Give every line below again, exactly.

§ **DATA EXCERPT**
## Begin
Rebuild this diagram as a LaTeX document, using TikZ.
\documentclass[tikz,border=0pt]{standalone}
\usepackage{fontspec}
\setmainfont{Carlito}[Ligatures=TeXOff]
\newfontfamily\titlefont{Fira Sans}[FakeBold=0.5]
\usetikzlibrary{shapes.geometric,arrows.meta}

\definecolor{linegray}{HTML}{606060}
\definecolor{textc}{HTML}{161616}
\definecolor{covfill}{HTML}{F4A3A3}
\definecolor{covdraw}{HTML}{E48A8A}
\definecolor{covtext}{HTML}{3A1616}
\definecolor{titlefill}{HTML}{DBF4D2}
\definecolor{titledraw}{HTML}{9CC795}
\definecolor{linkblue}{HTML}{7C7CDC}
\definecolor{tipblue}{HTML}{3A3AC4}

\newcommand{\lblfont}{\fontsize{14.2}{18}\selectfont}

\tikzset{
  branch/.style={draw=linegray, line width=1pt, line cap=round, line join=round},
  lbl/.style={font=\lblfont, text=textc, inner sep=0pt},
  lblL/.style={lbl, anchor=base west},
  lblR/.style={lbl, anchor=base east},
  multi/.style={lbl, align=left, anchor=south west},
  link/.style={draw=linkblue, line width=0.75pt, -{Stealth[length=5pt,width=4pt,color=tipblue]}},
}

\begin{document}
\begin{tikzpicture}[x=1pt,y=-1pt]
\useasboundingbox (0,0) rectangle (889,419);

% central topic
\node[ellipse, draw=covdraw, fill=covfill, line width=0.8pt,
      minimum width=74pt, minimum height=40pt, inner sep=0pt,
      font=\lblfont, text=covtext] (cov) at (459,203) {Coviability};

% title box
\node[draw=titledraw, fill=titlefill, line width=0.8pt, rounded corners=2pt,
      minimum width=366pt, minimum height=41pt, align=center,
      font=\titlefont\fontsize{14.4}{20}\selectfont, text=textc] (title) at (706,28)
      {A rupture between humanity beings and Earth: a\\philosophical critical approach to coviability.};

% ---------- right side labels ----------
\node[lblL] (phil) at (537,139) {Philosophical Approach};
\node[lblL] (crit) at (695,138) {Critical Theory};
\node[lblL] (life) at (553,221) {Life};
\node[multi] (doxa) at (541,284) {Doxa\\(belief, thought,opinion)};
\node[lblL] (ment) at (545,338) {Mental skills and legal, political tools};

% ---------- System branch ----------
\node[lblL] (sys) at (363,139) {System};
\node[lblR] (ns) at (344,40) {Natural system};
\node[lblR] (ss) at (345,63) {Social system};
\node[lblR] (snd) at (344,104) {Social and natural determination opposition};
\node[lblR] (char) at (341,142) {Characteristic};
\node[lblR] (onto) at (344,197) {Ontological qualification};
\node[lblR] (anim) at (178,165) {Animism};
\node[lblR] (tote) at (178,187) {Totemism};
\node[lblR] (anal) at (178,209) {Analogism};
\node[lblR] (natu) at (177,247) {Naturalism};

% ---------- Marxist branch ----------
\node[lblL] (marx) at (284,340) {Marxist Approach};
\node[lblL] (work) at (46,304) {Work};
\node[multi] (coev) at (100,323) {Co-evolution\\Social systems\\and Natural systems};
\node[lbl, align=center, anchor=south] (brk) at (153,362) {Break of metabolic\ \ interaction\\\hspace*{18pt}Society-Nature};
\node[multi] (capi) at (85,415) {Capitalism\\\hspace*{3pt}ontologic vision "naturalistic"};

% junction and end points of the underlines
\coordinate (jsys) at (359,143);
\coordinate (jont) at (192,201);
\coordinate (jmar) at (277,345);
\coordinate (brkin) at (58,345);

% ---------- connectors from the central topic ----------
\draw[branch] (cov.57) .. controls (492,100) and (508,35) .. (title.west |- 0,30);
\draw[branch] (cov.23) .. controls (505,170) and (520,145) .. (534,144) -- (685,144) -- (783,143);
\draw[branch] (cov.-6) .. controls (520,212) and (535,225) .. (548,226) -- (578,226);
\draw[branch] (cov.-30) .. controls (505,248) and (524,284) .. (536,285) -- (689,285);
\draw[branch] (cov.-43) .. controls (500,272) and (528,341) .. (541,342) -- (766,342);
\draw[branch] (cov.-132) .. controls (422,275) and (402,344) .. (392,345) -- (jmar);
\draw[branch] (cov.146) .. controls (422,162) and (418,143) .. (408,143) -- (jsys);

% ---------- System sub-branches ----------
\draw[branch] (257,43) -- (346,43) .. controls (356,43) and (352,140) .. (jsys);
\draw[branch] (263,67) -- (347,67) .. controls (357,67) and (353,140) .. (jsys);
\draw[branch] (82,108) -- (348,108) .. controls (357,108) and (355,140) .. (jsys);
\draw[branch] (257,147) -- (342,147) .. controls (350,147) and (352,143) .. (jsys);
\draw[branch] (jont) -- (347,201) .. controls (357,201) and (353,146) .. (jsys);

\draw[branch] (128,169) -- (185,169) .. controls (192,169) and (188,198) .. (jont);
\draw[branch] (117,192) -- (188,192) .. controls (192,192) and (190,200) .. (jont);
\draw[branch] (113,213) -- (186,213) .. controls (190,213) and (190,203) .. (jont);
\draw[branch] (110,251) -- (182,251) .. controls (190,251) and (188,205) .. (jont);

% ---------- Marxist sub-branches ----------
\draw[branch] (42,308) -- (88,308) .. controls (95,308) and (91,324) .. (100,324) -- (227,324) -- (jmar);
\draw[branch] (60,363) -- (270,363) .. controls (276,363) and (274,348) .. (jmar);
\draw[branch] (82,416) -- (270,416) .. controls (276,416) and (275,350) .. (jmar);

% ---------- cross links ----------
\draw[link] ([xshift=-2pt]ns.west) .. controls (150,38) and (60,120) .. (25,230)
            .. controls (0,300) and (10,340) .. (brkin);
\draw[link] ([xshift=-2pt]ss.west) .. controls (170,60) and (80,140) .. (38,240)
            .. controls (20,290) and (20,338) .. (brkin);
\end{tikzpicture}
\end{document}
## End
§ **RESPONSE BELOW**
Rebuild this diagram as a LaTeX document, using TikZ.
\documentclass[tikz,border=0pt]{standalone}
\usepackage{fontspec}
\setmainfont{Carlito}[Ligatures=TeXOff]
\newfontfamily\titlefont{Fira Sans}[FakeBold=0.5]
\usetikzlibrary{shapes.geometric,arrows.meta}

\definecolor{linegray}{HTML}{606060}
\definecolor{textc}{HTML}{161616}
\definecolor{covfill}{HTML}{F4A3A3}
\definecolor{covdraw}{HTML}{E48A8A}
\definecolor{covtext}{HTML}{3A1616}
\definecolor{titlefill}{HTML}{DBF4D2}
\definecolor{titledraw}{HTML}{9CC795}
\definecolor{linkblue}{HTML}{7C7CDC}
\definecolor{tipblue}{HTML}{3A3AC4}

\newcommand{\lblfont}{\fontsize{14.2}{18}\selectfont}

\tikzset{
  branch/.style={draw=linegray, line width=1pt, line cap=round, line join=round},
  lbl/.style={font=\lblfont, text=textc, inner sep=0pt},
  lblL/.style={lbl, anchor=base west},
  lblR/.style={lbl, anchor=base east},
  multi/.style={lbl, align=left, anchor=south west},
  link/.style={draw=linkblue, line width=0.75pt, -{Stealth[length=5pt,width=4pt,color=tipblue]}},
}

\begin{document}
\begin{tikzpicture}[x=1pt,y=-1pt]
\useasboundingbox (0,0) rectangle (889,419);

% central topic
\node[ellipse, draw=covdraw, fill=covfill, line width=0.8pt,
      minimum width=74pt, minimum height=40pt, inner sep=0pt,
      font=\lblfont, text=covtext] (cov) at (459,203) {Coviability};

% title box
\node[draw=titledraw, fill=titlefill, line width=0.8pt, rounded corners=2pt,
      minimum width=366pt, minimum height=41pt, align=center,
      font=\titlefont\fontsize{14.4}{20}\selectfont, text=textc] (title) at (706,28)
      {A rupture between humanity beings and Earth: a\\philosophical critical approach to coviability.};

% ---------- right side labels ----------
\node[lblL] (phil) at (537,139) {Philosophical Approach};
\node[lblL] (crit) at (695,138) {Critical Theory};
\node[lblL] (life) at (553,221) {Life};
\node[multi] (doxa) at (541,284) {Doxa\\(belief, thought,opinion)};
\node[lblL] (ment) at (545,338) {Mental skills and legal, political tools};

% ---------- System branch ----------
\node[lblL] (sys) at (363,139) {System};
\node[lblR] (ns) at (344,40) {Natural system};
\node[lblR] (ss) at (345,63) {Social system};
\node[lblR] (snd) at (344,104) {Social and natural determination opposition};
\node[lblR] (char) at (341,142) {Characteristic};
\node[lblR] (onto) at (344,197) {Ontological qualification};
\node[lblR] (anim) at (178,165) {Animism};
\node[lblR] (tote) at (178,187) {Totemism};
\node[lblR] (anal) at (178,209) {Analogism};
\node[lblR] (natu) at (177,247) {Naturalism};

% ---------- Marxist branch ----------
\node[lblL] (marx) at (284,340) {Marxist Approach};
\node[lblL] (work) at (46,304) {Work};
\node[multi] (coev) at (100,323) {Co-evolution\\Social systems\\and Natural systems};
\node[lbl, align=center, anchor=south] (brk) at (153,362) {Break of metabolic\ \ interaction\\\hspace*{18pt}Society-Nature};
\node[multi] (capi) at (85,415) {Capitalism\\\hspace*{3pt}ontologic vision "naturalistic"};

% junction and end points of the underlines
\coordinate (jsys) at (359,143);
\coordinate (jont) at (192,201);
\coordinate (jmar) at (277,345);
\coordinate (brkin) at (58,345);

% ---------- connectors from the central topic ----------
\draw[branch] (cov.57) .. controls (492,100) and (508,35) .. (title.west |- 0,30);
\draw[branch] (cov.23) .. controls (505,170) and (520,145) .. (534,144) -- (685,144) -- (783,143);
\draw[branch] (cov.-6) .. controls (520,212) and (535,225) .. (548,226) -- (578,226);
\draw[branch] (cov.-30) .. controls (505,248) and (524,284) .. (536,285) -- (689,285);
\draw[branch] (cov.-43) .. controls (500,272) and (528,341) .. (541,342) -- (766,342);
\draw[branch] (cov.-132) .. controls (422,275) and (402,344) .. (392,345) -- (jmar);
\draw[branch] (cov.146) .. controls (422,162) and (418,143) .. (408,143) -- (jsys);

% ---------- System sub-branches ----------
\draw[branch] (257,43) -- (346,43) .. controls (356,43) and (352,140) .. (jsys);
\draw[branch] (263,67) -- (347,67) .. controls (357,67) and (353,140) .. (jsys);
\draw[branch] (82,108) -- (348,108) .. controls (357,108) and (355,140) .. (jsys);
\draw[branch] (257,147) -- (342,147) .. controls (350,147) and (352,143) .. (jsys);
\draw[branch] (jont) -- (347,201) .. controls (357,201) and (353,146) .. (jsys);

\draw[branch] (128,169) -- (185,169) .. controls (192,169) and (188,198) .. (jont);
\draw[branch] (117,192) -- (188,192) .. controls (192,192) and (190,200) .. (jont);
\draw[branch] (113,213) -- (186,213) .. controls (190,213) and (190,203) .. (jont);
\draw[branch] (110,251) -- (182,251) .. controls (190,251) and (188,205) .. (jont);

% ---------- Marxist sub-branches ----------
\draw[branch] (42,308) -- (88,308) .. controls (95,308) and (91,324) .. (100,324) -- (227,324) -- (jmar);
\draw[branch] (60,363) -- (270,363) .. controls (276,363) and (274,348) .. (jmar);
\draw[branch] (82,416) -- (270,416) .. controls (276,416) and (275,350) .. (jmar);

% ---------- cross links ----------
\draw[link] ([xshift=-2pt]ns.west) .. controls (150,38) and (60,120) .. (25,230)
            .. controls (0,300) and (10,340) .. (brkin);
\draw[link] ([xshift=-2pt]ss.west) .. controls (170,60) and (80,140) .. (38,240)
            .. controls (20,290) and (20,338) .. (brkin);
\end{tikzpicture}
\end{document}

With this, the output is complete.